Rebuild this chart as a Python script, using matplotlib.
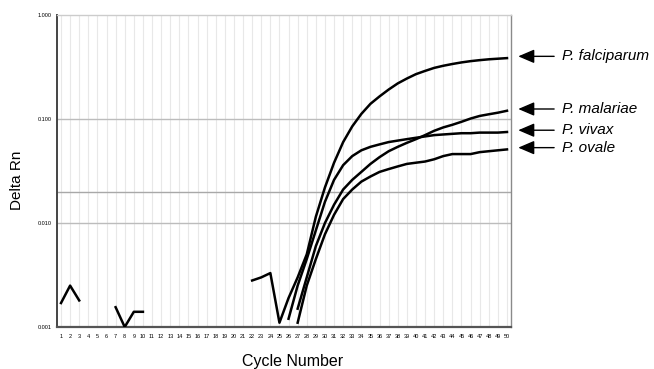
import numpy as np
import matplotlib
matplotlib.use('Agg')
import matplotlib.pyplot as plt

plt.rcParams['font.family'] = ['Liberation Sans', 'DejaVu Sans']

nan = np.nan
cycles = np.arange(1, 51)

# Delta Rn per cycle (None = not plotted / below scale)
falciparum = [None] * 21 + [
    0.0028, 0.0030, 0.0033, 0.0011, 0.0019, 0.0030, 0.0050, 0.0115, 0.022,
    0.038, 0.060, 0.085, 0.112, 0.140, 0.165, 0.192, 0.220, 0.245, 0.270,
    0.290, 0.310, 0.325, 0.338, 0.350, 0.360, 0.368, 0.375, 0.380, 0.385]
vivax = [None] * 25 + [
    0.0012, 0.0025, 0.0045, 0.0085, 0.016, 0.026, 0.036, 0.044, 0.050, 0.054,
    0.057, 0.060, 0.062, 0.064, 0.066, 0.068, 0.070, 0.071, 0.072, 0.073,
    0.073, 0.074, 0.074, 0.074, 0.075]
malariae = [None] * 6 + [0.00155, 0.0010, 0.0014, 0.0014] + [None] * 16 + [
    0.0015, 0.0030, 0.0060, 0.0100, 0.015, 0.021, 0.026, 0.031, 0.037, 0.043,
    0.049, 0.054, 0.059, 0.064, 0.070, 0.077, 0.083, 0.088, 0.094, 0.101,
    0.107, 0.111, 0.115, 0.120]
ovale = [0.0017, 0.0025, 0.0018] + [None] * 23 + [
    0.0011, 0.0025, 0.0045, 0.0078, 0.012, 0.017, 0.021, 0.025, 0.028, 0.031,
    0.033, 0.035, 0.037, 0.038, 0.039, 0.041, 0.044, 0.046, 0.046, 0.046,
    0.048, 0.049, 0.050, 0.051]

species = ['P. falciparum', 'P. malariae', 'P. vivax', 'P. ovale']
series = [falciparum, malariae, vivax, ovale]
threshold = 0.02
ytick_vals = [0.001, 0.01, 0.1, 1.0]
ytick_labels = ['0.001', '0.010', '0.100', '1.000']

fig = plt.figure(figsize=(6.54, 3.69), dpi=100)
ax = fig.add_axes([57 / 654, 1 - 327 / 369, 454 / 654, 312 / 369])

for v in cycles:
    ax.axvline(v, color='#e8e8e8', lw=0.8, zorder=0)
for v in [0.1, 0.01]:
    ax.axhline(v, color='#bcbcbc', lw=1.0, zorder=1)
ax.axhline(threshold, color='#a8a8a8', lw=1.0, zorder=1)

for s in series:
    y = np.array([nan if v is None else v for v in s], dtype=float)
    ax.plot(cycles, y, color='black', lw=1.8, zorder=3, clip_on=True)

ax.set_yscale('log')
ax.set_ylim(0.001, 1.0)
ax.set_xlim(0.56, 50.44)
ax.set_xticks(cycles)
ax.set_xticklabels([str(c) for c in cycles], fontsize=4)
ax.set_yticks(ytick_vals)
ax.set_yticklabels(ytick_labels, fontsize=4)
ax.yaxis.set_minor_locator(matplotlib.ticker.NullLocator())
ax.tick_params(axis='both', length=0)
ax.tick_params(axis='x', pad=5)
ax.tick_params(axis='y', pad=4)

ax.spines['left'].set_color('#444444')
ax.spines['left'].set_linewidth(1.4)
ax.spines['bottom'].set_color('#555555')
ax.spines['bottom'].set_linewidth(1.6)
ax.spines['right'].set_color('#8a8a8a')
ax.spines['right'].set_linewidth(1.0)
ax.spines['top'].set_color('#cccccc')
ax.spines['top'].set_linewidth(1.0)

ax.set_xlabel('Cycle Number', fontsize=11.5)
ax.xaxis.set_label_coords(0.519, -0.088)
ax.set_ylabel('Delta Rn', fontsize=11)
ax.yaxis.set_label_coords(-0.072, 0.47)

for name, s in zip(species, series):
    yend = s[-1] * 1.04
    ax.annotate('', xy=(1.016, yend), xytext=(1.095, yend),
                xycoords=('axes fraction', 'data'),
                textcoords=('axes fraction', 'data'),
                arrowprops=dict(arrowstyle='-|>,head_length=0.7,head_width=0.3',
                                color='black', lw=1.0,
                                mutation_scale=14, shrinkA=0, shrinkB=0))
    ax.text(1.112, yend, name, transform=ax.get_yaxis_transform(),
            fontsize=11, fontstyle='italic', va='center', ha='left')

fig.savefig('out.png', dpi=100)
--
Please restate the material above line by line, exactly, beginning at its first line and ending with the line that contains "cycles = np.arange(1, 51)", without any pictures.

* _Finished task_
Rebuild this chart as a Python script, using matplotlib.
import numpy as np
import matplotlib
matplotlib.use('Agg')
import matplotlib.pyplot as plt

plt.rcParams['font.family'] = ['Liberation Sans', 'DejaVu Sans']

nan = np.nan
cycles = np.arange(1, 51)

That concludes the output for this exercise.